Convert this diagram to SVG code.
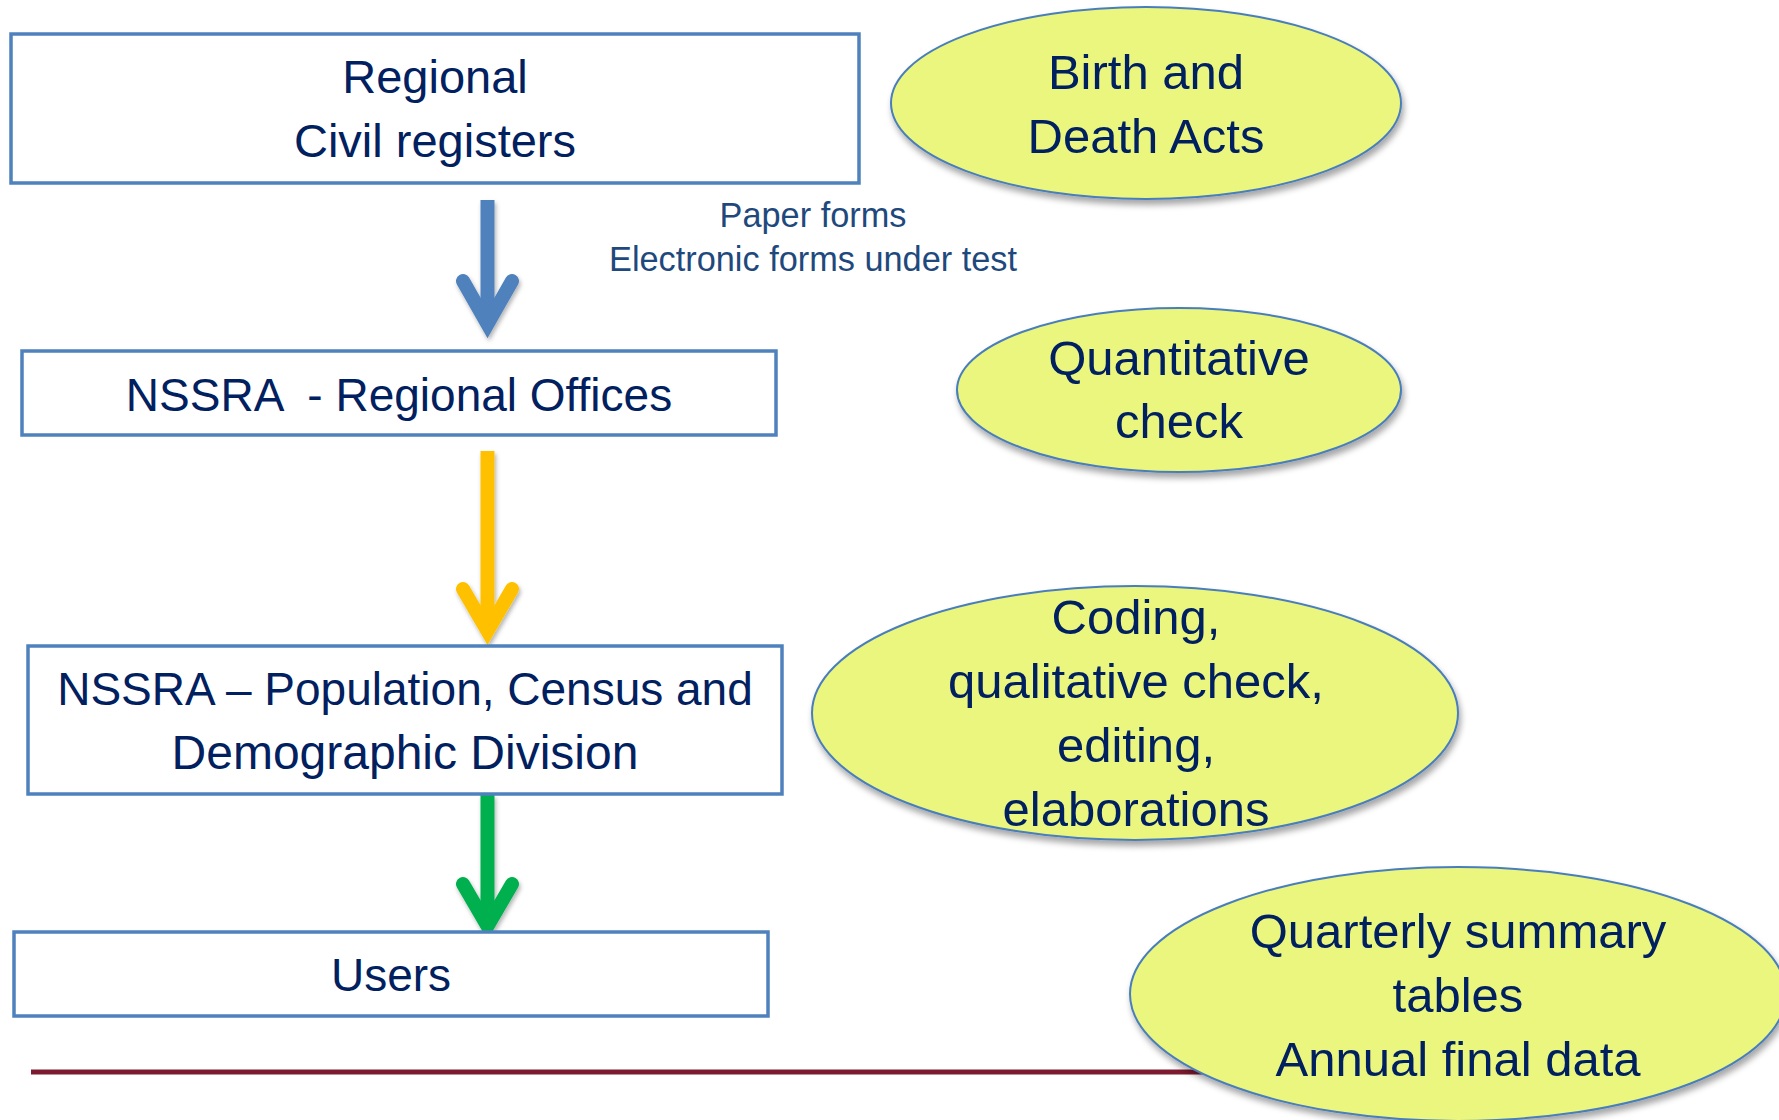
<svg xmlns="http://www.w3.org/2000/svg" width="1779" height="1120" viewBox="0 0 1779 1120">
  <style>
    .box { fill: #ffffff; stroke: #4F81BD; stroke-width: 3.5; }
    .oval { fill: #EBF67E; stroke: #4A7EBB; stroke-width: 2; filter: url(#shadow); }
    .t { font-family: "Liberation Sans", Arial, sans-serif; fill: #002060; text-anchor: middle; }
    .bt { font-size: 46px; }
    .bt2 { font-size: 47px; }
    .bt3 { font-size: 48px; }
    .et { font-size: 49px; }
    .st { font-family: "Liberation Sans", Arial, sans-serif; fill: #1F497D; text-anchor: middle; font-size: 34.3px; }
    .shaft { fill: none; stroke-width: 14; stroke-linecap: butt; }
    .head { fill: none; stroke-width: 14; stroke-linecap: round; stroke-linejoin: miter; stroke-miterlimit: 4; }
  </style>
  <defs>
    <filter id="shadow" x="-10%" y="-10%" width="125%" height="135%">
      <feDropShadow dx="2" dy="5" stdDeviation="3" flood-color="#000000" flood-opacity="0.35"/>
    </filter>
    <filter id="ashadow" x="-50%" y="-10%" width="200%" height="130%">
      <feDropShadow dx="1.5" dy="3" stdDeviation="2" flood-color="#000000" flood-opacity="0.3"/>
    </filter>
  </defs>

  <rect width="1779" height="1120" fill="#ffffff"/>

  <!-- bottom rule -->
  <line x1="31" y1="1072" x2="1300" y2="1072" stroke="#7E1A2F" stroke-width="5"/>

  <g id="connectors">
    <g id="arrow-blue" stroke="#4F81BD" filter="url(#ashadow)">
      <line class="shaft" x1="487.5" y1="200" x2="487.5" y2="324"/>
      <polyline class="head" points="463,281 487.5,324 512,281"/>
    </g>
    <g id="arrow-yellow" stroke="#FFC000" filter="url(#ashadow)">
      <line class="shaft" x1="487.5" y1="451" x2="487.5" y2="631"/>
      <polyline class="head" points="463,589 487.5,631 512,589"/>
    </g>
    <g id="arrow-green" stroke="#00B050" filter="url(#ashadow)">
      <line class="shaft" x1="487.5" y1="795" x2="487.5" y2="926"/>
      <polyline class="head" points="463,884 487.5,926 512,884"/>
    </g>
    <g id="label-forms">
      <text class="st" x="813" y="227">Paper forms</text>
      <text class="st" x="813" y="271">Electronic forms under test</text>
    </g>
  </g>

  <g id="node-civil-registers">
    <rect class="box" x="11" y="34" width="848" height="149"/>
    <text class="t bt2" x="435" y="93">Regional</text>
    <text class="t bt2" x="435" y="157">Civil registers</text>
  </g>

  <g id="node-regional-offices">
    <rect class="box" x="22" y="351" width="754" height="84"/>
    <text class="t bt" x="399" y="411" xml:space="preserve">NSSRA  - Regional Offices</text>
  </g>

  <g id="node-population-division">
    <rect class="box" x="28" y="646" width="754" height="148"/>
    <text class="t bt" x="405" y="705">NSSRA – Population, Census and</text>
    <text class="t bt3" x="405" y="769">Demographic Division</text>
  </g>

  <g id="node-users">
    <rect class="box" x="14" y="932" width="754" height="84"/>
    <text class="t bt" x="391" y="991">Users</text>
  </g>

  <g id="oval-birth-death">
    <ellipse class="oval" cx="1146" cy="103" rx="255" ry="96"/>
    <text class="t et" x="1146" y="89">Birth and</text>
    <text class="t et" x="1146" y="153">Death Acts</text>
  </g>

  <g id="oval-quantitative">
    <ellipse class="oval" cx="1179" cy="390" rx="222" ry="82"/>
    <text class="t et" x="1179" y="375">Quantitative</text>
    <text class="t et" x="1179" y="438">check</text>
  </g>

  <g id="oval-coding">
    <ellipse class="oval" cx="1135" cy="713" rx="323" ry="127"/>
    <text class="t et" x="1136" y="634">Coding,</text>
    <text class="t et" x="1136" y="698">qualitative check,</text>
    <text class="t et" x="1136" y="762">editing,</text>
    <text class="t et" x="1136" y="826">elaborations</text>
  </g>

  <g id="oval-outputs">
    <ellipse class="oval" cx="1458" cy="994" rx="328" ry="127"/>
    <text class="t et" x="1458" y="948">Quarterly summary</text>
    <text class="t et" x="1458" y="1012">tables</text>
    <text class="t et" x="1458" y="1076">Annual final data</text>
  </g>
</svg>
------------------------------------------------------------
● **THE TASK**: Copy the material above in full and exactly, skipping pictures.

● **OUTPUT FOR THIS TASK**:
Convert this diagram to SVG code.
<svg xmlns="http://www.w3.org/2000/svg" width="1779" height="1120" viewBox="0 0 1779 1120">
  <style>
    .box { fill: #ffffff; stroke: #4F81BD; stroke-width: 3.5; }
    .oval { fill: #EBF67E; stroke: #4A7EBB; stroke-width: 2; filter: url(#shadow); }
    .t { font-family: "Liberation Sans", Arial, sans-serif; fill: #002060; text-anchor: middle; }
    .bt { font-size: 46px; }
    .bt2 { font-size: 47px; }
    .bt3 { font-size: 48px; }
    .et { font-size: 49px; }
    .st { font-family: "Liberation Sans", Arial, sans-serif; fill: #1F497D; text-anchor: middle; font-size: 34.3px; }
    .shaft { fill: none; stroke-width: 14; stroke-linecap: butt; }
    .head { fill: none; stroke-width: 14; stroke-linecap: round; stroke-linejoin: miter; stroke-miterlimit: 4; }
  </style>
  <defs>
    <filter id="shadow" x="-10%" y="-10%" width="125%" height="135%">
      <feDropShadow dx="2" dy="5" stdDeviation="3" flood-color="#000000" flood-opacity="0.35"/>
    </filter>
    <filter id="ashadow" x="-50%" y="-10%" width="200%" height="130%">
      <feDropShadow dx="1.5" dy="3" stdDeviation="2" flood-color="#000000" flood-opacity="0.3"/>
    </filter>
  </defs>

  <rect width="1779" height="1120" fill="#ffffff"/>

  <!-- bottom rule -->
  <line x1="31" y1="1072" x2="1300" y2="1072" stroke="#7E1A2F" stroke-width="5"/>

  <g id="connectors">
    <g id="arrow-blue" stroke="#4F81BD" filter="url(#ashadow)">
      <line class="shaft" x1="487.5" y1="200" x2="487.5" y2="324"/>
      <polyline class="head" points="463,281 487.5,324 512,281"/>
    </g>
    <g id="arrow-yellow" stroke="#FFC000" filter="url(#ashadow)">
      <line class="shaft" x1="487.5" y1="451" x2="487.5" y2="631"/>
      <polyline class="head" points="463,589 487.5,631 512,589"/>
    </g>
    <g id="arrow-green" stroke="#00B050" filter="url(#ashadow)">
      <line class="shaft" x1="487.5" y1="795" x2="487.5" y2="926"/>
      <polyline class="head" points="463,884 487.5,926 512,884"/>
    </g>
    <g id="label-forms">
      <text class="st" x="813" y="227">Paper forms</text>
      <text class="st" x="813" y="271">Electronic forms under test</text>
    </g>
  </g>

  <g id="node-civil-registers">
    <rect class="box" x="11" y="34" width="848" height="149"/>
    <text class="t bt2" x="435" y="93">Regional</text>
    <text class="t bt2" x="435" y="157">Civil registers</text>
  </g>

  <g id="node-regional-offices">
    <rect class="box" x="22" y="351" width="754" height="84"/>
    <text class="t bt" x="399" y="411" xml:space="preserve">NSSRA  - Regional Offices</text>
  </g>

  <g id="node-population-division">
    <rect class="box" x="28" y="646" width="754" height="148"/>
    <text class="t bt" x="405" y="705">NSSRA – Population, Census and</text>
    <text class="t bt3" x="405" y="769">Demographic Division</text>
  </g>

  <g id="node-users">
    <rect class="box" x="14" y="932" width="754" height="84"/>
    <text class="t bt" x="391" y="991">Users</text>
  </g>

  <g id="oval-birth-death">
    <ellipse class="oval" cx="1146" cy="103" rx="255" ry="96"/>
    <text class="t et" x="1146" y="89">Birth and</text>
    <text class="t et" x="1146" y="153">Death Acts</text>
  </g>

  <g id="oval-quantitative">
    <ellipse class="oval" cx="1179" cy="390" rx="222" ry="82"/>
    <text class="t et" x="1179" y="375">Quantitative</text>
    <text class="t et" x="1179" y="438">check</text>
  </g>

  <g id="oval-coding">
    <ellipse class="oval" cx="1135" cy="713" rx="323" ry="127"/>
    <text class="t et" x="1136" y="634">Coding,</text>
    <text class="t et" x="1136" y="698">qualitative check,</text>
    <text class="t et" x="1136" y="762">editing,</text>
    <text class="t et" x="1136" y="826">elaborations</text>
  </g>

  <g id="oval-outputs">
    <ellipse class="oval" cx="1458" cy="994" rx="328" ry="127"/>
    <text class="t et" x="1458" y="948">Quarterly summary</text>
    <text class="t et" x="1458" y="1012">tables</text>
    <text class="t et" x="1458" y="1076">Annual final data</text>
  </g>
</svg>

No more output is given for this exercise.